There are two confluent presumptions that form the basis of this doctrine, as follows: 1) the testator did not intend to die intestate, and 2) the testator intended that the revocation of the prior will is conditionally qualified on the validity of the subsequent will. Wehrheim v. Golden Pond, 905 So.2d 1002 (Fla. 5th DCA 2005); Stewart v. Johnson, 194 So. 869 (Fla. 1940); In re Estate of Jones, 352 So.2d 1182 (Fla. 2nd DCA 1977). In order to determine the testator’s presumed intent, the Florida Courts consider whether the provisions of the present invalid will are sufficiently similar to the former will, so the similarities between the two documents are adequate to establish the relation of one to the other and they both incorporated a general scheme or plan of the testator to dispose of his estate. Wehrheim v. Golden Pond, 905 So.2d 1002 (Fla. 5th DCA 2005); Stewart v. Johnson, 194 So. 869 (Fla. 1940).

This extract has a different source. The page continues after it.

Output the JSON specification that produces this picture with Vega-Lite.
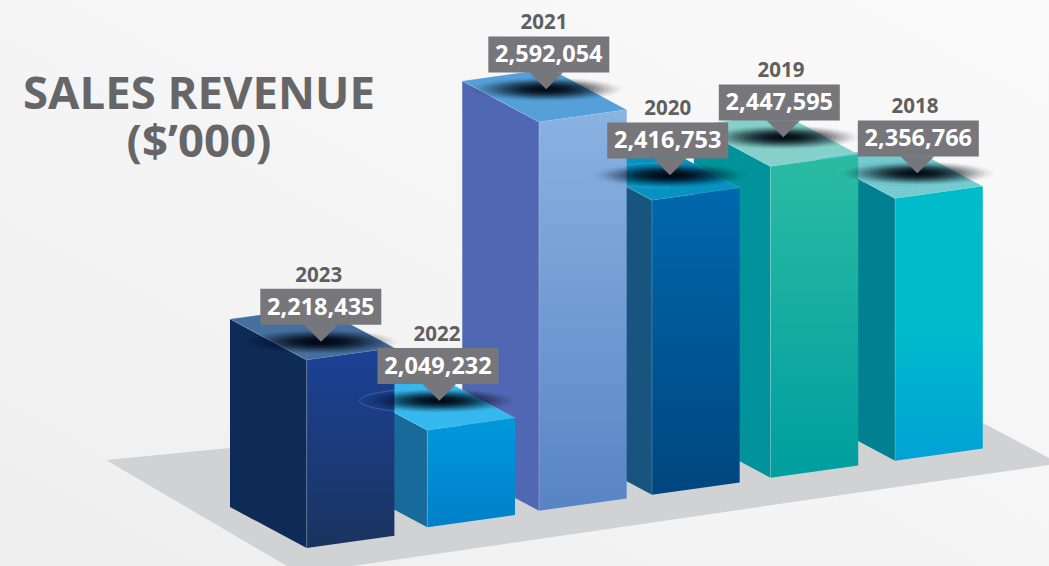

If the later revoked will is sufficiently similar to the prior will, then Florida Courts could more easily accept the presumption that the testator intended the revocation of the former will to be conditional on the validity of the later will and that the testator prefers the provisions of the former will over intestacy, which is a prevailing view in many jurisdictions in Florida. Wehrheim v. Golden Pond, 905 So.2d 1002 (Fla. 5th DCA 2005); Stewart v. Johnson, 194 So. 869 (Fla. 1940).